Challenge:
The listing below holds pictures; exclude them. Return exactly the lines from the one with "What matplotlib code" through the one with "plt.rcParams['font.family'] = ['Liberation".

Record extracts:
"""

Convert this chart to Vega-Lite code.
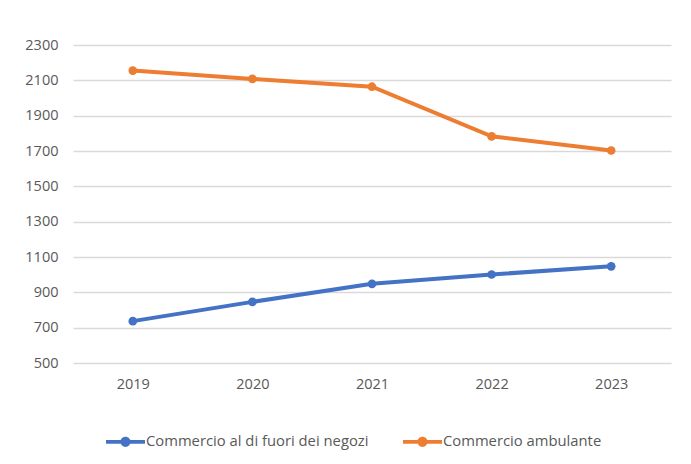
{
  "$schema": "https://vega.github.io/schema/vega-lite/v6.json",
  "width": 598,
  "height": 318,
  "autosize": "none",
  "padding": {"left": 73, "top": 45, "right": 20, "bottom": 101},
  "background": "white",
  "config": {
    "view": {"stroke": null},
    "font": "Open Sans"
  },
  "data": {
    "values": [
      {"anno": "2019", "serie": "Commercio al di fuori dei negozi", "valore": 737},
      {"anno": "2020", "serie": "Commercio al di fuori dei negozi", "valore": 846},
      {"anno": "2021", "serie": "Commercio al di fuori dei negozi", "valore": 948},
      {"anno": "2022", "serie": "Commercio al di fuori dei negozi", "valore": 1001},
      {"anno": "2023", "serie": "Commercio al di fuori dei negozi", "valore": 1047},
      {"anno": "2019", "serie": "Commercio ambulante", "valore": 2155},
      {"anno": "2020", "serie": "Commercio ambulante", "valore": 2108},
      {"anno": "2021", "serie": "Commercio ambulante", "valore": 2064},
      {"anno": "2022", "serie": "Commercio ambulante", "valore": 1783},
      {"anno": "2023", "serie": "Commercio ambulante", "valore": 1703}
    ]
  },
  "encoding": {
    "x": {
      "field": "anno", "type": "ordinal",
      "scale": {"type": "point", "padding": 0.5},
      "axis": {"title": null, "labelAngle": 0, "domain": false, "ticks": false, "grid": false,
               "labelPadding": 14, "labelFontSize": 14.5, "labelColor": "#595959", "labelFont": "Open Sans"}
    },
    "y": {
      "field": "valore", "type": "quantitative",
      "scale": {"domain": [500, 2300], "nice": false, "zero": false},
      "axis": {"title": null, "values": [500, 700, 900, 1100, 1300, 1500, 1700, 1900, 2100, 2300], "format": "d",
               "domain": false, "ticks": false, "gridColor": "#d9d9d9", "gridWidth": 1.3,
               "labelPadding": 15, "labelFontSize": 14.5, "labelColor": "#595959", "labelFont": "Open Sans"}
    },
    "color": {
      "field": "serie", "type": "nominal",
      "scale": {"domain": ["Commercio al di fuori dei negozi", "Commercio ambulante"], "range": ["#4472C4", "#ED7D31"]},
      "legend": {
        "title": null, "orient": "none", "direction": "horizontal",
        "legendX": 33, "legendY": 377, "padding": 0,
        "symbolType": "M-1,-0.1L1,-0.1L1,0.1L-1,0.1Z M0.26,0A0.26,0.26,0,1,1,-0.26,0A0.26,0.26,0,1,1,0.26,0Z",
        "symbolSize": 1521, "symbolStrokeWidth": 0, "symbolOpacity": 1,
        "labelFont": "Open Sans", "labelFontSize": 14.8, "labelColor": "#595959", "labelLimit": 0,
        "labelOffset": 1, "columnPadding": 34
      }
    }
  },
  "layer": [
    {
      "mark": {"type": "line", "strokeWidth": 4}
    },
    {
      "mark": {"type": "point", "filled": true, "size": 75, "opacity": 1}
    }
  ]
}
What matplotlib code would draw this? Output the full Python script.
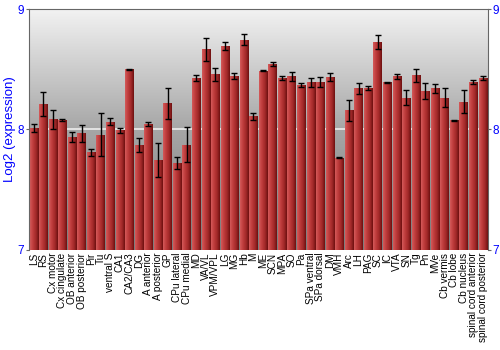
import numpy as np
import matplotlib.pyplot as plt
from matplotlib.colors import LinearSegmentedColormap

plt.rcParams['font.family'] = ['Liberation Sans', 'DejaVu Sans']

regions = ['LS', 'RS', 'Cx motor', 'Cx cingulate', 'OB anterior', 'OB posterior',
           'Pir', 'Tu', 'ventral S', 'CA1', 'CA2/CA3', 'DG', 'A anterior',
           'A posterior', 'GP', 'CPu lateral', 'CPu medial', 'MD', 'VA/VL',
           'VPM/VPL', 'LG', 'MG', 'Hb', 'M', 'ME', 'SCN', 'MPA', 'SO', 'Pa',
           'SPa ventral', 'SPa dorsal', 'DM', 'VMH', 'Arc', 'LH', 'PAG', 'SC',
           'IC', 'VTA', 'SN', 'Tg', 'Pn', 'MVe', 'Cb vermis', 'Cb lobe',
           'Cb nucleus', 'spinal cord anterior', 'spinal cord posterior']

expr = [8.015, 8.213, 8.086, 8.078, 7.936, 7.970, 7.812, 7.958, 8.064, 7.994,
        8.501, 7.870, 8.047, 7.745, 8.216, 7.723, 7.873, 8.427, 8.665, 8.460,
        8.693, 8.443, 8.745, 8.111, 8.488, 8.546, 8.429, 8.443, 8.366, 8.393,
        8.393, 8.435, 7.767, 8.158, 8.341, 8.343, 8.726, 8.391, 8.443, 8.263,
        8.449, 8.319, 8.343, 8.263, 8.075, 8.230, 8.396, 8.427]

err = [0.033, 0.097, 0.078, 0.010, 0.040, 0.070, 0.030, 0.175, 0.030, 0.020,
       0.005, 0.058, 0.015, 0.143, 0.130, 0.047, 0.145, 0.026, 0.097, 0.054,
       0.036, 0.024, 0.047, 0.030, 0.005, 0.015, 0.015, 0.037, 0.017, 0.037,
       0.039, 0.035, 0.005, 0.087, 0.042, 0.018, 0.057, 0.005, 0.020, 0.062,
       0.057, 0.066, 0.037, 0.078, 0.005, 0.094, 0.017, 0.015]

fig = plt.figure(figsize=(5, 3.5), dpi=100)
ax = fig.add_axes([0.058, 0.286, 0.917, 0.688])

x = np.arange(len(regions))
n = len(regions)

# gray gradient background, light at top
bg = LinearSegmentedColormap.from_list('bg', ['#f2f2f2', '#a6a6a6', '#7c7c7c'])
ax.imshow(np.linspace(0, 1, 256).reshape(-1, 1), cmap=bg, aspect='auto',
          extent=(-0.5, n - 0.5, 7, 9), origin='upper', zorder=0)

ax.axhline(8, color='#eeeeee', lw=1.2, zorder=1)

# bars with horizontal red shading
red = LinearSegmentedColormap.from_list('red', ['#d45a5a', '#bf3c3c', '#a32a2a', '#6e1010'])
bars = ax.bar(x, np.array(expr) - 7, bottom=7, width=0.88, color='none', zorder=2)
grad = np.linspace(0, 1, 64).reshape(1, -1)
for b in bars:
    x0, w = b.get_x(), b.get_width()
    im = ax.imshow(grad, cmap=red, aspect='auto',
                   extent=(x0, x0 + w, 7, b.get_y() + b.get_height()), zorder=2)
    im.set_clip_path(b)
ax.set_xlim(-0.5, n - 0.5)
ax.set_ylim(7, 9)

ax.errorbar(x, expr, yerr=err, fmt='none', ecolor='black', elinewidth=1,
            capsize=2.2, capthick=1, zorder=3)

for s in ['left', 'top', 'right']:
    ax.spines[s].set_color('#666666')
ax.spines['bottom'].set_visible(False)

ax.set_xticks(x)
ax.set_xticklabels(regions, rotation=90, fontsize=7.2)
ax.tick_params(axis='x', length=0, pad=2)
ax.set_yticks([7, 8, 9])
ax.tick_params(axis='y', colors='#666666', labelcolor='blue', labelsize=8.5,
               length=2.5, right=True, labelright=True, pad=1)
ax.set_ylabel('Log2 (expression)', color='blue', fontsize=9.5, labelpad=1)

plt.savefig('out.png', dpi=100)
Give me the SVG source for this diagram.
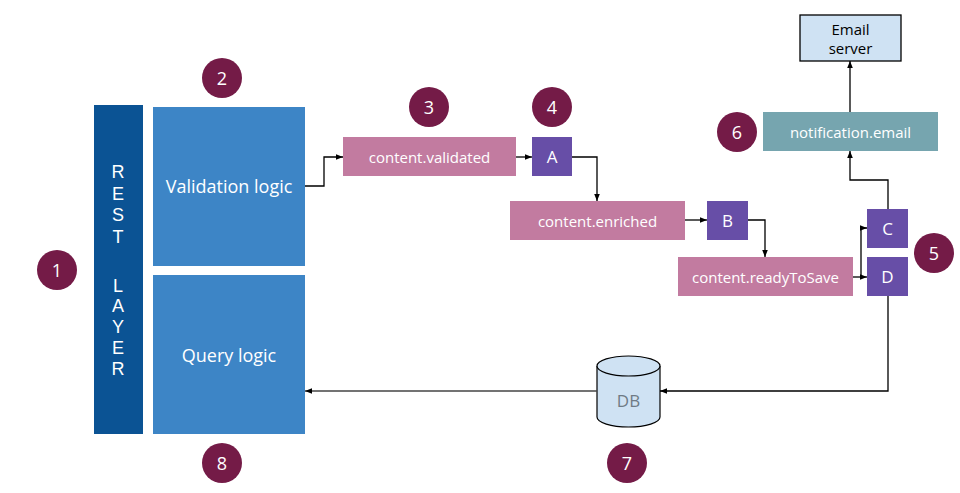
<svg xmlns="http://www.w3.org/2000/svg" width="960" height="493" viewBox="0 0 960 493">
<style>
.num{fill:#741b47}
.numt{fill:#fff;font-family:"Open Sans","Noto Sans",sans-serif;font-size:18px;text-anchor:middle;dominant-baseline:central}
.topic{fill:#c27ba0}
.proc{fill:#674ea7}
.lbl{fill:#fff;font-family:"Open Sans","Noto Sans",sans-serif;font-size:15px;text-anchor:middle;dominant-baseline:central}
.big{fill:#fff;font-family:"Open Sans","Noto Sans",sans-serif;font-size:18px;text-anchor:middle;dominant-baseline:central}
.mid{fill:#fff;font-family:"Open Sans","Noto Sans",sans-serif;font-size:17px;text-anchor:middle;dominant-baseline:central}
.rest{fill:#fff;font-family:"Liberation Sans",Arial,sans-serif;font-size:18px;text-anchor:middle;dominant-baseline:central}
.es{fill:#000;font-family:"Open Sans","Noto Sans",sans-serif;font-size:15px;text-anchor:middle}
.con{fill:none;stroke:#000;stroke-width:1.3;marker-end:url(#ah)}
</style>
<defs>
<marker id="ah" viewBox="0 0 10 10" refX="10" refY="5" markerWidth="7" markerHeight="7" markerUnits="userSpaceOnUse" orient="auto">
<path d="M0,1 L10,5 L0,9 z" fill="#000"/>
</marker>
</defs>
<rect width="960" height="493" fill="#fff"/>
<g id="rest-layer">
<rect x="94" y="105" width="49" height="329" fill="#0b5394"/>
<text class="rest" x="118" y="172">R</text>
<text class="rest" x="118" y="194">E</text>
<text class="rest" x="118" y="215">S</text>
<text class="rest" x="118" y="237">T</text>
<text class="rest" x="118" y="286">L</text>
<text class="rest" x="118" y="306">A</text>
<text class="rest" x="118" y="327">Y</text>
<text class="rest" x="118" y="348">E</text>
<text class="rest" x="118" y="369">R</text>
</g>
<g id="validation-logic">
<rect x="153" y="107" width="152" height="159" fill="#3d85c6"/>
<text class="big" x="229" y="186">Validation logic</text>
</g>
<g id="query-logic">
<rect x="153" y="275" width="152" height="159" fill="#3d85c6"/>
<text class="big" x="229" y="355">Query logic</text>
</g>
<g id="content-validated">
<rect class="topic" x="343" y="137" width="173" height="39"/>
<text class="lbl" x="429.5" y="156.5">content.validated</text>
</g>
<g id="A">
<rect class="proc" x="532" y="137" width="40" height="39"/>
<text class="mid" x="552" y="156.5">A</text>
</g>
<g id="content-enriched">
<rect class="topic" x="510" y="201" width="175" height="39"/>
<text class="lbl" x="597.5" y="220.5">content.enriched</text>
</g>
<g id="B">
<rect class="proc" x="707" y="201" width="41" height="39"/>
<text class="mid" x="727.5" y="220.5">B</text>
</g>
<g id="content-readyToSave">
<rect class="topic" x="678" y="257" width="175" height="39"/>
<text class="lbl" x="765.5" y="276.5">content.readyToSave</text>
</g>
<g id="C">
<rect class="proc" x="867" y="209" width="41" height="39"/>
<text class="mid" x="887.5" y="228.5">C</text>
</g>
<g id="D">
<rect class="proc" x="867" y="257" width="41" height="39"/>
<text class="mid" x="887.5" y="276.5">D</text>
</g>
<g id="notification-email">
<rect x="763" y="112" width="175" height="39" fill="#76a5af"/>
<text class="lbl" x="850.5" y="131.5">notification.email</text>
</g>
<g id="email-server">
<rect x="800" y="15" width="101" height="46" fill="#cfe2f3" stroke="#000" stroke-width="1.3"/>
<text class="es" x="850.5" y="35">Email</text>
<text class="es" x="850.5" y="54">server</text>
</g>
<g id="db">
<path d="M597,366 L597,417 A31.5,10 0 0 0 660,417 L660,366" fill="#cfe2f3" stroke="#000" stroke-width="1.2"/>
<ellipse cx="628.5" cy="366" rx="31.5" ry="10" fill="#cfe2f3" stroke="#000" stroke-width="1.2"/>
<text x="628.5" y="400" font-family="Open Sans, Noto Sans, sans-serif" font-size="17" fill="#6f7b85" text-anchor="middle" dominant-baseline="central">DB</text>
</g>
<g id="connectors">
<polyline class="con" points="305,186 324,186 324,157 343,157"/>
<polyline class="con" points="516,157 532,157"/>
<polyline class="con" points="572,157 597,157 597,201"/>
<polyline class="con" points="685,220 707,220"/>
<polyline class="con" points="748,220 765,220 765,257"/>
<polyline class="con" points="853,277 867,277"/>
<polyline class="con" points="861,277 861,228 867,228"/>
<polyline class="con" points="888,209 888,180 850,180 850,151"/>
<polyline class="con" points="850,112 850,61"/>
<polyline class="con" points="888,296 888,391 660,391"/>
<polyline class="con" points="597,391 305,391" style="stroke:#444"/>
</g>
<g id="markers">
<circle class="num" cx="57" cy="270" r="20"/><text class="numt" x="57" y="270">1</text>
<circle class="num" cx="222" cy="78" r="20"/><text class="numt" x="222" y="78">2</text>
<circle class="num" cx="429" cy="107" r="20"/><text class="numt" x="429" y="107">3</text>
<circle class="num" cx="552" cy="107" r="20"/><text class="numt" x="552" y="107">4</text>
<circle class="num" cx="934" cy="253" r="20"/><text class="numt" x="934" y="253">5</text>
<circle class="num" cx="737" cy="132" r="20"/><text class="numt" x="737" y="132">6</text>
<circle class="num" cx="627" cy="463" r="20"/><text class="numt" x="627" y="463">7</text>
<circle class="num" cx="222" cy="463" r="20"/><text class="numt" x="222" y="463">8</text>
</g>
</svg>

"""

Task response:
What matplotlib code would draw this? Output the full Python script.
import numpy as np
import matplotlib.pyplot as plt
from matplotlib.colors import LinearSegmentedColormap

plt.rcParams['font.family'] = ['Liberation Sans', 'DejaVu Sans']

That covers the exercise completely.